- What you have to do -
Word for word, print each line of the listing below; pictures stay out.

- Collected data -
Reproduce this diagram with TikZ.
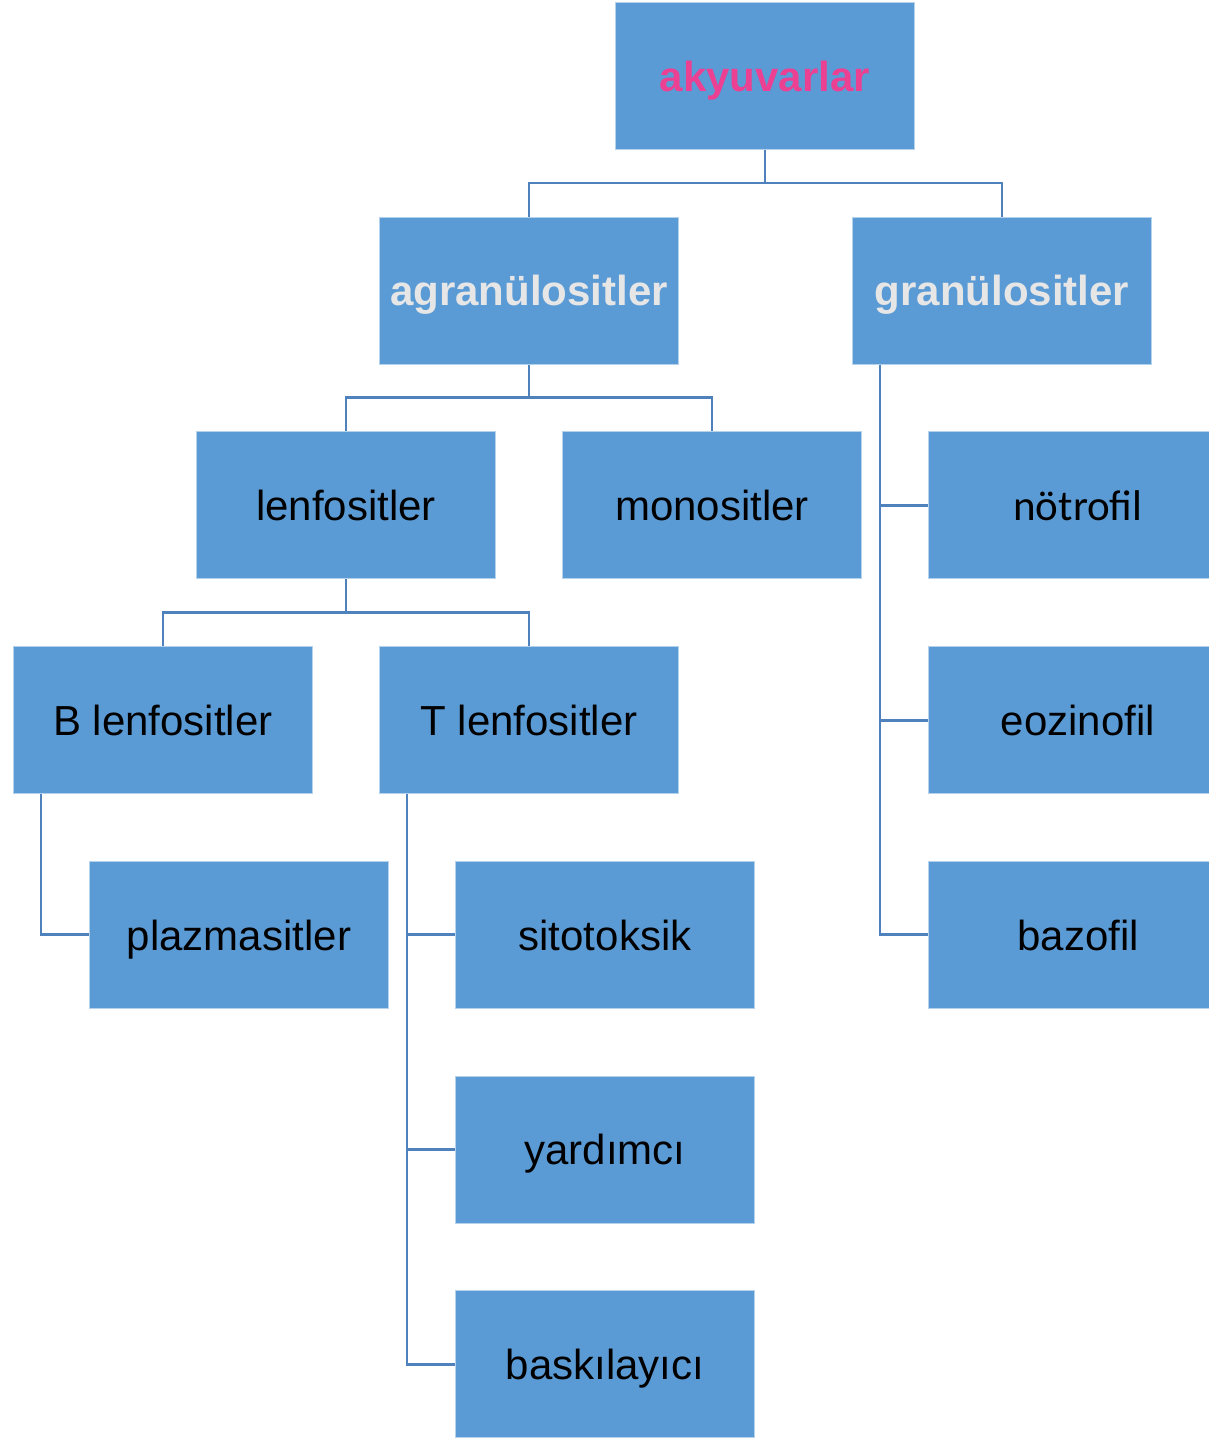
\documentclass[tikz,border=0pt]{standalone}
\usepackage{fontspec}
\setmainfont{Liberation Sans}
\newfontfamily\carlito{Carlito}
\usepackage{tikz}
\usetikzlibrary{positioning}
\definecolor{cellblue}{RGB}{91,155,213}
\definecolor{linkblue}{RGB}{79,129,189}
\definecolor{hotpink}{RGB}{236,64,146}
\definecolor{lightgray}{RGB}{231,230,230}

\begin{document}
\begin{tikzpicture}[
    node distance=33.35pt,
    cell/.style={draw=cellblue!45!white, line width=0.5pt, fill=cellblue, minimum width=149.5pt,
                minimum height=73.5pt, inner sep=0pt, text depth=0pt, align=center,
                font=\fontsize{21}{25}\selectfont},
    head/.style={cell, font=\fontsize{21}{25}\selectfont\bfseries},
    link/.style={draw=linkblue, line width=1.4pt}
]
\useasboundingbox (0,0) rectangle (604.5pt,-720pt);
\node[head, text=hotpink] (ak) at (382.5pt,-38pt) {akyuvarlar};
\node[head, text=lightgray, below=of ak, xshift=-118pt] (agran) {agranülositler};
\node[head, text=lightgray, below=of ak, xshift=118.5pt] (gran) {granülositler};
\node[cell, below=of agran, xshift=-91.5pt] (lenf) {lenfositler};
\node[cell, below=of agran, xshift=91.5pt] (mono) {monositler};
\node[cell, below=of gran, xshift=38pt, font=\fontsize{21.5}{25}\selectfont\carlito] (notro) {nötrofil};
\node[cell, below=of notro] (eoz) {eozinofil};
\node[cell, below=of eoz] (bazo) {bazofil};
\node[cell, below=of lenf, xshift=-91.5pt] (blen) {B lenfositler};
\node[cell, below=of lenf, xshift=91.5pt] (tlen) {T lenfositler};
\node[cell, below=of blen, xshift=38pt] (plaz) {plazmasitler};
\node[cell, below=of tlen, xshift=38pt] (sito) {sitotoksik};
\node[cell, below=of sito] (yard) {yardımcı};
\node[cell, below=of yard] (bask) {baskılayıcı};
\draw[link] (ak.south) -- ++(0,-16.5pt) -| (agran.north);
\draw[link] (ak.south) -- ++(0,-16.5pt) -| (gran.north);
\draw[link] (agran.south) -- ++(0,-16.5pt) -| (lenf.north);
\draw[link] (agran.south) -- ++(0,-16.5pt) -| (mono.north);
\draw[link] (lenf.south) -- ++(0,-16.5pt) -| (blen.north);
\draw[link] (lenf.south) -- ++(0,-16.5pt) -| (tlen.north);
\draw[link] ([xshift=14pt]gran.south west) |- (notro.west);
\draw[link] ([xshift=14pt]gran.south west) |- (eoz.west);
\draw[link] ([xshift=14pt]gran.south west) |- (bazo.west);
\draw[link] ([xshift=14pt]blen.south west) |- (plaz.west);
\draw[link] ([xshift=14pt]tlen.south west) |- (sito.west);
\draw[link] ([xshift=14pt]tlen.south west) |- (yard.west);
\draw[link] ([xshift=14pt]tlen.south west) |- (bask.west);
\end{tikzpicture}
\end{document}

- Result of this task -
Reproduce this diagram with TikZ.
\documentclass[tikz,border=0pt]{standalone}
\usepackage{fontspec}
\setmainfont{Liberation Sans}
\newfontfamily\carlito{Carlito}
\usepackage{tikz}
\usetikzlibrary{positioning}
\definecolor{cellblue}{RGB}{91,155,213}
\definecolor{linkblue}{RGB}{79,129,189}
\definecolor{hotpink}{RGB}{236,64,146}
\definecolor{lightgray}{RGB}{231,230,230}

\begin{document}
\begin{tikzpicture}[
    node distance=33.35pt,
    cell/.style={draw=cellblue!45!white, line width=0.5pt, fill=cellblue, minimum width=149.5pt,
                minimum height=73.5pt, inner sep=0pt, text depth=0pt, align=center,
                font=\fontsize{21}{25}\selectfont},
    head/.style={cell, font=\fontsize{21}{25}\selectfont\bfseries},
    link/.style={draw=linkblue, line width=1.4pt}
]
\useasboundingbox (0,0) rectangle (604.5pt,-720pt);
\node[head, text=hotpink] (ak) at (382.5pt,-38pt) {akyuvarlar};
\node[head, text=lightgray, below=of ak, xshift=-118pt] (agran) {agranülositler};
\node[head, text=lightgray, below=of ak, xshift=118.5pt] (gran) {granülositler};
\node[cell, below=of agran, xshift=-91.5pt] (lenf) {lenfositler};
\node[cell, below=of agran, xshift=91.5pt] (mono) {monositler};
\node[cell, below=of gran, xshift=38pt, font=\fontsize{21.5}{25}\selectfont\carlito] (notro) {nötrofil};
\node[cell, below=of notro] (eoz) {eozinofil};
\node[cell, below=of eoz] (bazo) {bazofil};
\node[cell, below=of lenf, xshift=-91.5pt] (blen) {B lenfositler};
\node[cell, below=of lenf, xshift=91.5pt] (tlen) {T lenfositler};
\node[cell, below=of blen, xshift=38pt] (plaz) {plazmasitler};
\node[cell, below=of tlen, xshift=38pt] (sito) {sitotoksik};
\node[cell, below=of sito] (yard) {yardımcı};
\node[cell, below=of yard] (bask) {baskılayıcı};
\draw[link] (ak.south) -- ++(0,-16.5pt) -| (agran.north);
\draw[link] (ak.south) -- ++(0,-16.5pt) -| (gran.north);
\draw[link] (agran.south) -- ++(0,-16.5pt) -| (lenf.north);
\draw[link] (agran.south) -- ++(0,-16.5pt) -| (mono.north);
\draw[link] (lenf.south) -- ++(0,-16.5pt) -| (blen.north);
\draw[link] (lenf.south) -- ++(0,-16.5pt) -| (tlen.north);
\draw[link] ([xshift=14pt]gran.south west) |- (notro.west);
\draw[link] ([xshift=14pt]gran.south west) |- (eoz.west);
\draw[link] ([xshift=14pt]gran.south west) |- (bazo.west);
\draw[link] ([xshift=14pt]blen.south west) |- (plaz.west);
\draw[link] ([xshift=14pt]tlen.south west) |- (sito.west);
\draw[link] ([xshift=14pt]tlen.south west) |- (yard.west);
\draw[link] ([xshift=14pt]tlen.south west) |- (bask.west);
\end{tikzpicture}
\end{document}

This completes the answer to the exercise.